Okuma Parçası Tepedelenli Ali Paşa İsyanı


Bölücü ve ayrılıkçı Rum aydınları ile Avrupalı aydınların çalışmaları ve Filiki Eterya'nın faaliyetleri sonucu Rumlar arasında   Osmanlı  Devleti'ne karşı isyan düşüncesi doğmuş ve geliştirilmişti.
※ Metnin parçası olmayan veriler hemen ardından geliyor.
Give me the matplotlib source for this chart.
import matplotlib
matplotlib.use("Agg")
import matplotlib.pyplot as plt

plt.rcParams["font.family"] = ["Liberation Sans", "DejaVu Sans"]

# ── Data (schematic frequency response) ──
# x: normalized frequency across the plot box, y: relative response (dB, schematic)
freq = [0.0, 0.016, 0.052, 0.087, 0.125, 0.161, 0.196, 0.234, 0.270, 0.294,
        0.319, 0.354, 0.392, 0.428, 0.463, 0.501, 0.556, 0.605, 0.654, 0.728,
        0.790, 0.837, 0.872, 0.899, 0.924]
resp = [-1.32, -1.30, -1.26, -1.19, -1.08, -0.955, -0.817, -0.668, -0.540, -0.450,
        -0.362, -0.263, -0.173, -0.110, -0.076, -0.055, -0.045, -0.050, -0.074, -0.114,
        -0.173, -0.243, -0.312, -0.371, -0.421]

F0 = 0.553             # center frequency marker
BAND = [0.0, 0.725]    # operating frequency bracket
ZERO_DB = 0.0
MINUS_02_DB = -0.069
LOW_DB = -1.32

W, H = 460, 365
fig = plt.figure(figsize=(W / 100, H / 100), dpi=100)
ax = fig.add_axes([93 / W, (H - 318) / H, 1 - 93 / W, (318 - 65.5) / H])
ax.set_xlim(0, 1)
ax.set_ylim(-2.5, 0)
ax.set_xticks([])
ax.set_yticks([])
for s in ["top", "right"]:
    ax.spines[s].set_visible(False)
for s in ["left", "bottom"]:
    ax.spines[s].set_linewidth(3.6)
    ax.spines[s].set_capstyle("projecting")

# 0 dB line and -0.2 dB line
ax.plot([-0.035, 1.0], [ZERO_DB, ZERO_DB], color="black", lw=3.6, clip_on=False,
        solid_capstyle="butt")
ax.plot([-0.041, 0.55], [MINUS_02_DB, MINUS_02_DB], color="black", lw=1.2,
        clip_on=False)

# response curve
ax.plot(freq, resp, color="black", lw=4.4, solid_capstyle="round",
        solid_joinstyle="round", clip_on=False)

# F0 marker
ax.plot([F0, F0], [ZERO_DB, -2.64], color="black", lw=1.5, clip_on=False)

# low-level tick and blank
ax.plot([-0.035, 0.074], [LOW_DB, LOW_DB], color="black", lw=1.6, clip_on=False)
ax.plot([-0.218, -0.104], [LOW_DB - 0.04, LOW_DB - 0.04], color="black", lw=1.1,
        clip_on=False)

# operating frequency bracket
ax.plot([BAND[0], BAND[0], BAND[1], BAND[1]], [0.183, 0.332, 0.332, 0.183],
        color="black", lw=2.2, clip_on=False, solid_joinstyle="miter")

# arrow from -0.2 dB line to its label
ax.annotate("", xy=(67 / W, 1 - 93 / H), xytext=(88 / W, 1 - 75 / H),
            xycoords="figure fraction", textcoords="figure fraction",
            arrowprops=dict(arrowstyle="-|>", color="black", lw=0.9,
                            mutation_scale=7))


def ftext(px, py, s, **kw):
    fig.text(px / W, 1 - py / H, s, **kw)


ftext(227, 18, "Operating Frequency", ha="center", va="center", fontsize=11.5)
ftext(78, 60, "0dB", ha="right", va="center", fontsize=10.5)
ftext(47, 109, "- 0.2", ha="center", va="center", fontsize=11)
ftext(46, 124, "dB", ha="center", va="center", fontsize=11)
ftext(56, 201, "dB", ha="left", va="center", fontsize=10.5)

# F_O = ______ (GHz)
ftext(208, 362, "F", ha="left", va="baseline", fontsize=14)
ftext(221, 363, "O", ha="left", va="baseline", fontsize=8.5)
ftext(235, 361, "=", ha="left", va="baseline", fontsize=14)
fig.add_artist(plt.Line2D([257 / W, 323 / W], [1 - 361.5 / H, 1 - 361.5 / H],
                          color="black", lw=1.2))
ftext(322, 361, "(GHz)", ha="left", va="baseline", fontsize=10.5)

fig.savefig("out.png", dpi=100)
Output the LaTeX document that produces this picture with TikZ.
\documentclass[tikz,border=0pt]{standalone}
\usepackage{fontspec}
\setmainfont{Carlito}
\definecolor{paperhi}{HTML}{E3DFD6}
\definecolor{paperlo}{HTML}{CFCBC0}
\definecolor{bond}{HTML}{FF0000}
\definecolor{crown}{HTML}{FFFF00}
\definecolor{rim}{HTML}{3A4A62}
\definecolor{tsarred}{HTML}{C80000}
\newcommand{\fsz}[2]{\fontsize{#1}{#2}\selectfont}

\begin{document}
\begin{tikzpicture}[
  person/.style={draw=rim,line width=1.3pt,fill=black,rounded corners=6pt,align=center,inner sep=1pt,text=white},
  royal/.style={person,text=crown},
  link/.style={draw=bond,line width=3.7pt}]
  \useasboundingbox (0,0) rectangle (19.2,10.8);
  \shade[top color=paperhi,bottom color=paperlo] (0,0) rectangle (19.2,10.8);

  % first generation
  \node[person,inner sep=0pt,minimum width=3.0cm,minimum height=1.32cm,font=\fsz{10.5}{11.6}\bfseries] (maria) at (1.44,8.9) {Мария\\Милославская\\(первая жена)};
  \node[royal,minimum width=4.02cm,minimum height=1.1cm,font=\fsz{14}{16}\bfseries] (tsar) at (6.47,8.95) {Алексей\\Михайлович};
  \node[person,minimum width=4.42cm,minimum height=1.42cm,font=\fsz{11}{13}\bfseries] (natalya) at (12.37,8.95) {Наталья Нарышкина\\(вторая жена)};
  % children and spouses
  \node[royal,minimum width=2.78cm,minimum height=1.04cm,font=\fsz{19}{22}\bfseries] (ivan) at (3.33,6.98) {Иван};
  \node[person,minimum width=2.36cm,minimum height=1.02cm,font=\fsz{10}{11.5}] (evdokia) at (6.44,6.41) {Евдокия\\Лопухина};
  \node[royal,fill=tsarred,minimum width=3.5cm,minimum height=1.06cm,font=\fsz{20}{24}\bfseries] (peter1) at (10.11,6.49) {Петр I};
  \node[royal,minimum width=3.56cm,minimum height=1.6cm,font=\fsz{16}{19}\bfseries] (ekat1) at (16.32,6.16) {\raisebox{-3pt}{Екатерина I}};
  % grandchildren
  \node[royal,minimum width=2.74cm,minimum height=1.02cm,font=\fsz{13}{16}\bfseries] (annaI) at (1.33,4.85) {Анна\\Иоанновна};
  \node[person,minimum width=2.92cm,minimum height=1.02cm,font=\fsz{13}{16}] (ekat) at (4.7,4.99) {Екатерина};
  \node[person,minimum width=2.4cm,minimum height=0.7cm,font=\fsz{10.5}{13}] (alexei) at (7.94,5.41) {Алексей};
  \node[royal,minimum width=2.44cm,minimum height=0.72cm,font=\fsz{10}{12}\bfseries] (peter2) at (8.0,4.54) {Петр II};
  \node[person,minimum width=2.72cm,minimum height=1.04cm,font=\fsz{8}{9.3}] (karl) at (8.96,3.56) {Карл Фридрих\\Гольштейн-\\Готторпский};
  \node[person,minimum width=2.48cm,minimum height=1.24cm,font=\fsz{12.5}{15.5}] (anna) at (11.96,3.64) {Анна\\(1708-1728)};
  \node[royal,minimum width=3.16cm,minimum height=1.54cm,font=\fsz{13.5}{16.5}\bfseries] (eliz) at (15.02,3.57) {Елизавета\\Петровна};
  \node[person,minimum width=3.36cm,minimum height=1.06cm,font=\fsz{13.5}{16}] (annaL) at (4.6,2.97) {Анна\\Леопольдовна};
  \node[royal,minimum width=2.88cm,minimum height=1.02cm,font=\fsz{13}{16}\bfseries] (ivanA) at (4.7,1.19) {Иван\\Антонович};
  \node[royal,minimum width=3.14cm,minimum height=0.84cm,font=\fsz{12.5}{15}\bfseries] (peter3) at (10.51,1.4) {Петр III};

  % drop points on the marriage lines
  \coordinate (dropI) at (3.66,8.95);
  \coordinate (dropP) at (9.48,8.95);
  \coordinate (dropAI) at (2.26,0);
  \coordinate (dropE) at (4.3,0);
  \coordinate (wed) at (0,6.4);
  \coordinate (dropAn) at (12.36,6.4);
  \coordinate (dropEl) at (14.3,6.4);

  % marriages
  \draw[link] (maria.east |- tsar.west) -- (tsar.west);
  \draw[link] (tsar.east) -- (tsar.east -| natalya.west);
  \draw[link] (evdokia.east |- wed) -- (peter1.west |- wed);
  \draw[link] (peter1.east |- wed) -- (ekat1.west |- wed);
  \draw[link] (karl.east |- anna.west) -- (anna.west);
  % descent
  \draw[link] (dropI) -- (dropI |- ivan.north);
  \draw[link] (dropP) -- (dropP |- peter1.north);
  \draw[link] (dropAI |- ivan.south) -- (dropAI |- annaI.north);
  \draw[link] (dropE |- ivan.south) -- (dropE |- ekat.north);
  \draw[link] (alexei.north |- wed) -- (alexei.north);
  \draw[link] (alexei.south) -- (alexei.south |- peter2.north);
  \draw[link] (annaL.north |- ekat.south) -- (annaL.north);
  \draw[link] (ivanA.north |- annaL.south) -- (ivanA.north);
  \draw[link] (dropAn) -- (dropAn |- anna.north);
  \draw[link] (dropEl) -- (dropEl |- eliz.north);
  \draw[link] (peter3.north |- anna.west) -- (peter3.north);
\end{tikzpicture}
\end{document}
1788'den beri Yanya Valiliği'nde bulunan Tepedelenli Ali Paşa bölgedeki ayrılıkçı Rum faaliyetleri için engel teşkil ediyordu. Tepedelenli Ali Paşa zamanında yürütülen etkili istihbarat çalışmaları sayesinde Rumların yaptıkları bölücü faaliyetler hakkında günü gününe haber alınıyor ve gerekli tedbirler vakit geçirmeksizin uygulanıyordu. Bölücü Rum hareketlerinin Tepedelenli Ali Paşa ve adamları tarafından engellenmeye başlanması bu durumdan çok rahatsız olan saraya yakın Rumları harekete geçirmiş ve Tepedelenli Ali Paşa aleyhinde yalan ve iftira kampanyası başlatılmıştır. Bu kampanyayı yürütenlerin başında Rum işbirlikçisi olan Padişâhın Mühürdârı Hâlet Efendi ile İstanbul Fener Patriği bulunmaktaydı. Tepedelenli Ali Paşa'nın, iftiralar sonucunda görevden alınması üzerine başlattığı isyan, 1820-1822 yılları arasında sürmüş, devlet ile vali arasında meydana gelen bu çatışma en çok bölücü Rumların işine yaramış, bölgede asayiş ortadan kalkmış, büyük bir istikrarsızlık ve kargaşa ortamı belirmiş, bu durumdan isitifade eden Rum çeteleri ilk şiddet hareketlerine başlamışlardı.